• _Written request_: Print all of the lines exactly. Any picture among them stays out.

-- START OF Supplied information --

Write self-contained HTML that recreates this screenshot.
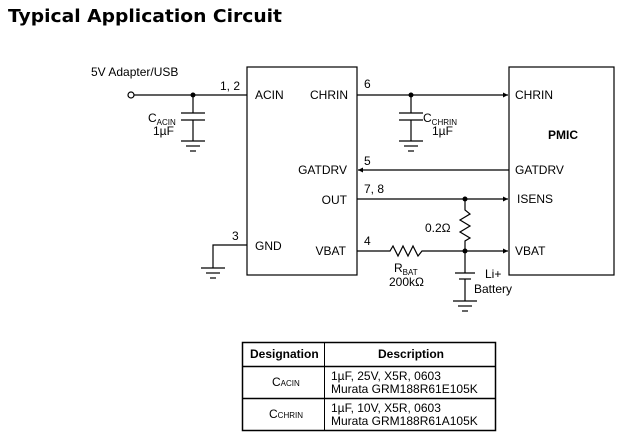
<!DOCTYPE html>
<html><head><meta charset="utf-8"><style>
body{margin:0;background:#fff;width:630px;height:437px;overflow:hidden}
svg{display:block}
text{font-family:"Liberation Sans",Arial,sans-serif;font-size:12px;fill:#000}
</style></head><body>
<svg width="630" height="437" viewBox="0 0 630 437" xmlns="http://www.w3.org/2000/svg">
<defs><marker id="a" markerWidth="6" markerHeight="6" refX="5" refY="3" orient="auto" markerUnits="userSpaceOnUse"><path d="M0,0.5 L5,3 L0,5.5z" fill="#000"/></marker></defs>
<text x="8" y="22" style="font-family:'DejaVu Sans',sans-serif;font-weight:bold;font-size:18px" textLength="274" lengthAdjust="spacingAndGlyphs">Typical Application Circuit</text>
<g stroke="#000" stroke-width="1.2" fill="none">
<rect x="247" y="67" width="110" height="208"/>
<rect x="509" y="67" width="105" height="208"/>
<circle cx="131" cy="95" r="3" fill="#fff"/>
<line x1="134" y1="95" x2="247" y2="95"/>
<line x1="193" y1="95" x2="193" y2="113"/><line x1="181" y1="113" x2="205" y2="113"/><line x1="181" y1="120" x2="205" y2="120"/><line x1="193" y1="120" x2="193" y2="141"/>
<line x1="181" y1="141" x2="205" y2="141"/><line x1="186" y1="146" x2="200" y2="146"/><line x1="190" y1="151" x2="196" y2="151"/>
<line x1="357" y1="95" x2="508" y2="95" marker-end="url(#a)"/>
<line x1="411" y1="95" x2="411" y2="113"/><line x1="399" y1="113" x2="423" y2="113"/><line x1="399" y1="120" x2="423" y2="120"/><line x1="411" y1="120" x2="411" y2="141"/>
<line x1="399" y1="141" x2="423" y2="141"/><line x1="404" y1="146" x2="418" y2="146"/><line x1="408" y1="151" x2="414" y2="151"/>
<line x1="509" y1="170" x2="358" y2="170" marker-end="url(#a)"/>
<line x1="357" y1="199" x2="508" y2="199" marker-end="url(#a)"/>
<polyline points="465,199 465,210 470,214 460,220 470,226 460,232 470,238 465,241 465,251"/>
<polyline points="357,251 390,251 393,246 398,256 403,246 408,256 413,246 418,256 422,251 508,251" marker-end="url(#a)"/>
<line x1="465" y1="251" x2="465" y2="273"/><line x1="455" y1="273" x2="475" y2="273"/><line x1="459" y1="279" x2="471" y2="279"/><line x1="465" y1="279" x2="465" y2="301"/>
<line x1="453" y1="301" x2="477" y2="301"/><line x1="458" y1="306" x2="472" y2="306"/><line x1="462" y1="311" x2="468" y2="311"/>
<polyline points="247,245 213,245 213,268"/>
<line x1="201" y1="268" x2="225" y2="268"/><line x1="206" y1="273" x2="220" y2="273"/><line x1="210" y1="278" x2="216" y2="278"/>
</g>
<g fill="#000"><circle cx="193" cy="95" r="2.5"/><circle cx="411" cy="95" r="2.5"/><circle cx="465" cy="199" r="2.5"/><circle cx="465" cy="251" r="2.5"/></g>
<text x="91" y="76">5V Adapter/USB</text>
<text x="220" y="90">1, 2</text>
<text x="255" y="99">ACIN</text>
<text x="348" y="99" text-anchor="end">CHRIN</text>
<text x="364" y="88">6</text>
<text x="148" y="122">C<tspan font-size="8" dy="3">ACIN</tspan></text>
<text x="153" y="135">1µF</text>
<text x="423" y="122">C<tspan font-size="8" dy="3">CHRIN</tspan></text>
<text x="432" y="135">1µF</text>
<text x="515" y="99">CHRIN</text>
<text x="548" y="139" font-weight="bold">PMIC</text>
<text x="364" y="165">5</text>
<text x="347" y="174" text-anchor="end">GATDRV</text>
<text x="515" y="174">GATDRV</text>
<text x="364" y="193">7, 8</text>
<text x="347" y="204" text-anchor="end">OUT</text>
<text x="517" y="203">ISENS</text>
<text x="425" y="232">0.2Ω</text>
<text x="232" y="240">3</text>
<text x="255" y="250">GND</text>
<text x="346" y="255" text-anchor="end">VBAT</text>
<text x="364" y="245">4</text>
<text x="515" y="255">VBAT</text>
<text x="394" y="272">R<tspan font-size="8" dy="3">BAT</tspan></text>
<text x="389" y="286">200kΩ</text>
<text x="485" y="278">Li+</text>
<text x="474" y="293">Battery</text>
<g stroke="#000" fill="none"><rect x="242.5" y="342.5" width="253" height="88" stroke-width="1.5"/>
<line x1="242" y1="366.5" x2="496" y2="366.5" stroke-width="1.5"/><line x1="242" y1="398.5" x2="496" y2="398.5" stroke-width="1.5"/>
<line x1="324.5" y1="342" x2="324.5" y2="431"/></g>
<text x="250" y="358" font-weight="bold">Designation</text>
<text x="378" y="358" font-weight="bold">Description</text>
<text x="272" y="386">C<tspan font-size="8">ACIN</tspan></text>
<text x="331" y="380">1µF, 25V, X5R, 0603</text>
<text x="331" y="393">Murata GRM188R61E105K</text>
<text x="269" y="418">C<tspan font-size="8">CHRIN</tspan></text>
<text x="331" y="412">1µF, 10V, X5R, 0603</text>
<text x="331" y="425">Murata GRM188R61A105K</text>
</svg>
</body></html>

-- END OF Supplied information --

• _Written solution_:
Write self-contained HTML that recreates this screenshot.
<!DOCTYPE html>
<html><head><meta charset="utf-8"><style>
body{margin:0;background:#fff;width:630px;height:437px;overflow:hidden}
svg{display:block}
text{font-family:"Liberation Sans",Arial,sans-serif;font-size:12px;fill:#000}
</style></head><body>
<svg width="630" height="437" viewBox="0 0 630 437" xmlns="http://www.w3.org/2000/svg">
<defs><marker id="a" markerWidth="6" markerHeight="6" refX="5" refY="3" orient="auto" markerUnits="userSpaceOnUse"><path d="M0,0.5 L5,3 L0,5.5z" fill="#000"/></marker></defs>
<text x="8" y="22" style="font-family:'DejaVu Sans',sans-serif;font-weight:bold;font-size:18px" textLength="274" lengthAdjust="spacingAndGlyphs">Typical Application Circuit</text>
<g stroke="#000" stroke-width="1.2" fill="none">
<rect x="247" y="67" width="110" height="208"/>
<rect x="509" y="67" width="105" height="208"/>
<circle cx="131" cy="95" r="3" fill="#fff"/>
<line x1="134" y1="95" x2="247" y2="95"/>
<line x1="193" y1="95" x2="193" y2="113"/><line x1="181" y1="113" x2="205" y2="113"/><line x1="181" y1="120" x2="205" y2="120"/><line x1="193" y1="120" x2="193" y2="141"/>
<line x1="181" y1="141" x2="205" y2="141"/><line x1="186" y1="146" x2="200" y2="146"/><line x1="190" y1="151" x2="196" y2="151"/>
<line x1="357" y1="95" x2="508" y2="95" marker-end="url(#a)"/>
<line x1="411" y1="95" x2="411" y2="113"/><line x1="399" y1="113" x2="423" y2="113"/><line x1="399" y1="120" x2="423" y2="120"/><line x1="411" y1="120" x2="411" y2="141"/>
<line x1="399" y1="141" x2="423" y2="141"/><line x1="404" y1="146" x2="418" y2="146"/><line x1="408" y1="151" x2="414" y2="151"/>
<line x1="509" y1="170" x2="358" y2="170" marker-end="url(#a)"/>
<line x1="357" y1="199" x2="508" y2="199" marker-end="url(#a)"/>
<polyline points="465,199 465,210 470,214 460,220 470,226 460,232 470,238 465,241 465,251"/>
<polyline points="357,251 390,251 393,246 398,256 403,246 408,256 413,246 418,256 422,251 508,251" marker-end="url(#a)"/>
<line x1="465" y1="251" x2="465" y2="273"/><line x1="455" y1="273" x2="475" y2="273"/><line x1="459" y1="279" x2="471" y2="279"/><line x1="465" y1="279" x2="465" y2="301"/>
<line x1="453" y1="301" x2="477" y2="301"/><line x1="458" y1="306" x2="472" y2="306"/><line x1="462" y1="311" x2="468" y2="311"/>
<polyline points="247,245 213,245 213,268"/>
<line x1="201" y1="268" x2="225" y2="268"/><line x1="206" y1="273" x2="220" y2="273"/><line x1="210" y1="278" x2="216" y2="278"/>
</g>
<g fill="#000"><circle cx="193" cy="95" r="2.5"/><circle cx="411" cy="95" r="2.5"/><circle cx="465" cy="199" r="2.5"/><circle cx="465" cy="251" r="2.5"/></g>
<text x="91" y="76">5V Adapter/USB</text>
<text x="220" y="90">1, 2</text>
<text x="255" y="99">ACIN</text>
<text x="348" y="99" text-anchor="end">CHRIN</text>
<text x="364" y="88">6</text>
<text x="148" y="122">C<tspan font-size="8" dy="3">ACIN</tspan></text>
<text x="153" y="135">1µF</text>
<text x="423" y="122">C<tspan font-size="8" dy="3">CHRIN</tspan></text>
<text x="432" y="135">1µF</text>
<text x="515" y="99">CHRIN</text>
<text x="548" y="139" font-weight="bold">PMIC</text>
<text x="364" y="165">5</text>
<text x="347" y="174" text-anchor="end">GATDRV</text>
<text x="515" y="174">GATDRV</text>
<text x="364" y="193">7, 8</text>
<text x="347" y="204" text-anchor="end">OUT</text>
<text x="517" y="203">ISENS</text>
<text x="425" y="232">0.2Ω</text>
<text x="232" y="240">3</text>
<text x="255" y="250">GND</text>
<text x="346" y="255" text-anchor="end">VBAT</text>
<text x="364" y="245">4</text>
<text x="515" y="255">VBAT</text>
<text x="394" y="272">R<tspan font-size="8" dy="3">BAT</tspan></text>
<text x="389" y="286">200kΩ</text>
<text x="485" y="278">Li+</text>
<text x="474" y="293">Battery</text>
<g stroke="#000" fill="none"><rect x="242.5" y="342.5" width="253" height="88" stroke-width="1.5"/>
<line x1="242" y1="366.5" x2="496" y2="366.5" stroke-width="1.5"/><line x1="242" y1="398.5" x2="496" y2="398.5" stroke-width="1.5"/>
<line x1="324.5" y1="342" x2="324.5" y2="431"/></g>
<text x="250" y="358" font-weight="bold">Designation</text>
<text x="378" y="358" font-weight="bold">Description</text>
<text x="272" y="386">C<tspan font-size="8">ACIN</tspan></text>
<text x="331" y="380">1µF, 25V, X5R, 0603</text>
<text x="331" y="393">Murata GRM188R61E105K</text>
<text x="269" y="418">C<tspan font-size="8">CHRIN</tspan></text>
<text x="331" y="412">1µF, 10V, X5R, 0603</text>
<text x="331" y="425">Murata GRM188R61A105K</text>
</svg>
</body></html>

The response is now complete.